CHENNAI: India's HIV vaccine programme got a major boost with scientists of the Tuberculosis Research Centre (TRC) here reporting significant progress in the first phase of clinical trials for a vaccine to prevent AIDS.
Preliminary results of phase one trial have successfully proved the vaccine's safety and its ability to stimulate immune response (that might provide protection against infection), the centre's head told TOI.
Confirming the development, TRC director V D Ramanathan said: "The trial was to check the vaccine’s safety and also whether it fulfilled the secondary objective of stimulating immune response. We will announce the results to the world soon after we have the complete analysis of the data."
TRC is affiliated to the Indian Council of Medical Research (ICMR), which, along with National AIDS Control Organisation (NACO) and the International AIDS Vaccine Initiative (IAVI), has spearheaded the vaccine trial in India.
"The Phase I trial of an MVA-based AIDS vaccine candidate (TBC - M4) was conducted at the TRC in Chennai. The preliminary results of the trial showed that the vaccine candidate was generally safe and well tolerated and the frequency of immune responses by volunteers after three injections was good. The phase I trial is over and the final data is under analysis," said Dr Sonali Kochar, Medical Director, IAVI India.
The initial success of the trial with the MVA (Modified Vacinia Anacara)-based vaccine candidate (TBC-M4) comes in the wake of National AIDS Research Institute (NARI) in Pune winding up research with another vaccine candidate AAV (Adena-Associated Virus).
The Pune institute's trials ended in December 2007, after tests in two other countries, Germany and Belgium, with the same vaccine candidate failed.
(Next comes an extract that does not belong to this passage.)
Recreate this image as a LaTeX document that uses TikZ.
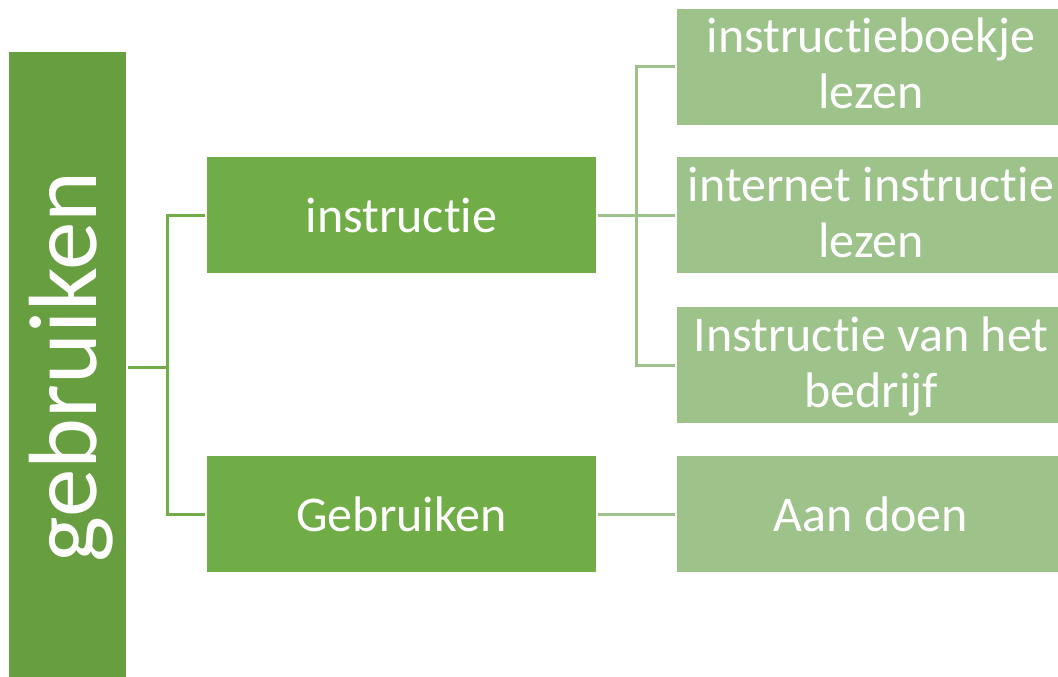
\documentclass[tikz,border=0pt]{standalone}
\usepackage{fontspec}
\setmainfont[Ligatures={NoCommon,NoRare,NoContextual}]{Carlito}
\newfontfamily\boxfont[Ligatures={NoCommon,NoRare,NoContextual}]{Carlito}
\newfontfamily\rootfont[Ligatures={NoCommon,NoRare,NoContextual}]{Carlito}
\definecolor{rootgreen}{HTML}{679E40}
\definecolor{midgreen}{HTML}{70AD47}
\definecolor{lightgreen}{HTML}{9DC38A}
\tikzset{
  rootbox/.style={fill=rootgreen, draw=none, inner sep=0pt, text=white,
    minimum width=117pt, minimum height=630pt},
  roottext/.style={rotate=90, anchor=base, text=white, inner sep=0pt,
    font=\rootfont\fontsize{97}{110}\selectfont},
  midbox/.style={fill=midgreen, draw=none, inner sep=0pt, text=white,
    minimum width=389pt, minimum height=116pt,
    font=\boxfont\fontsize{50}{56}\selectfont},
  leafbox/.style={fill=lightgreen, draw=none, inner sep=0pt, text=white,
    minimum width=388pt, minimum height=116pt,
    font=\boxfont\fontsize{50}{56}\selectfont},
  leaftext/.style={inner sep=0pt, text=white, anchor=base,
    font=\boxfont\fontsize{50}{56}\selectfont},
  rootline/.style={draw=midgreen, line width=3pt, shorten <=2pt, shorten >=2pt},
  leafline/.style={draw=lightgreen, line width=3pt, shorten <=2pt, shorten >=2pt},
}
\newcommand{\twolines}[2]{\begin{tabular}[t]{@{}c@{}}#1\\#2\end{tabular}}
\begin{document}
\begin{tikzpicture}[x=1pt,y=-1pt]
\clip (0,0) rectangle (1058,677);
\fill[white] (0,0) rectangle (1058,677);
\node[rootbox] (root) at (67.5,367) {};
\node[roottext] (rootlabel) at ([xshift=28.5pt]root.center) {gebruiken};
\node[midbox] (instr) at (401.5,215) {instructie};
\node[midbox] (gebr) at (401.5,514) {Gebruiken};
\node[leafbox] (r1) at (871,67) {};
\node[leaftext] (r1t) at ([yshift=14pt]r1.center) {\twolines{instructieboekje}{lezen}};
\node[leafbox] (r2) at (871,215) {};
\node[leaftext] (r2t) at ([yshift=14pt]r2.center) {\twolines{internet instructie}{lezen}};
\node[leafbox] (r3) at (871,365) {};
\node[leaftext] (r3t) at ([yshift=14pt]r3.center) {\twolines{Instructie van het}{bedrijf}};
\node[leafbox] (r4) at (871,514) {Aan doen};
\draw[rootline] (root.east) -- ++(41,0) |- (instr.west);
\draw[rootline] (root.east) -- ++(41,0) |- (gebr.west);
\draw[leafline] (instr.east) -- ++(40,0) |- (r1.west);
\draw[leafline] (instr.east) -- (r2.west);
\draw[leafline] (instr.east) -- ++(40,0) |- (r3.west);
\draw[leafline] (gebr.east) -- (r4.west);
\end{tikzpicture}
\end{document}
The vaccine being tested in Chennai has been designed by a Kolkata-based ICMR scientist. To date, there have been at least nine MVA vaccine candidates that have been tested or are still currently in testing in labs around the world.
Controversy clouded the Pune project with reports that the trial conducted on 30 healthy volunteers continued for a year despite scientists learning even within a fortnight that the AAV vaccine had failed in tests in Germany and Belgium.
The Union government and the IAVI had signed an agreement to conduct the HIV vaccine trials both in Chennai's TRC and Pune's NARI. But, with the Pune trials being stopped, the Chennai project is India's only hope for a HIV vaccine.
The phase one trial of the vaccine at TRC, which began in January 2006, was conducted on about 30 healthy, HIV negative volunteers. "The prime objective was to check its safety which we have tested successfully. The secondary objective
of checking its ability to stimulate an immune response has also been tested," said Dr Ramanathan, whose team has been tirelessly working on the vaccine, which could provide a key preventive weapon in India’s war against AIDS.
In phase II of the trial, the vaccine will be tested on a larger number of volunteers, about 300 men and women. The objective of the phase II trial is to double-check the safety of the vaccine, its immune response and the dosage to be administered. It will take about four years for this phase to be completed and another eight years for phase III, during which about 3,000 volunteers, drawn from low and high risk groups, would be tested.
According to Dr Kochar, there are approximately 30 AIDS vaccine candidates in the clinical pipeline in various stages of testing today. One of these candidates is being tested in a phase III trial in Thailand, the third AIDS vaccine candidate to reach efficacy testing to date.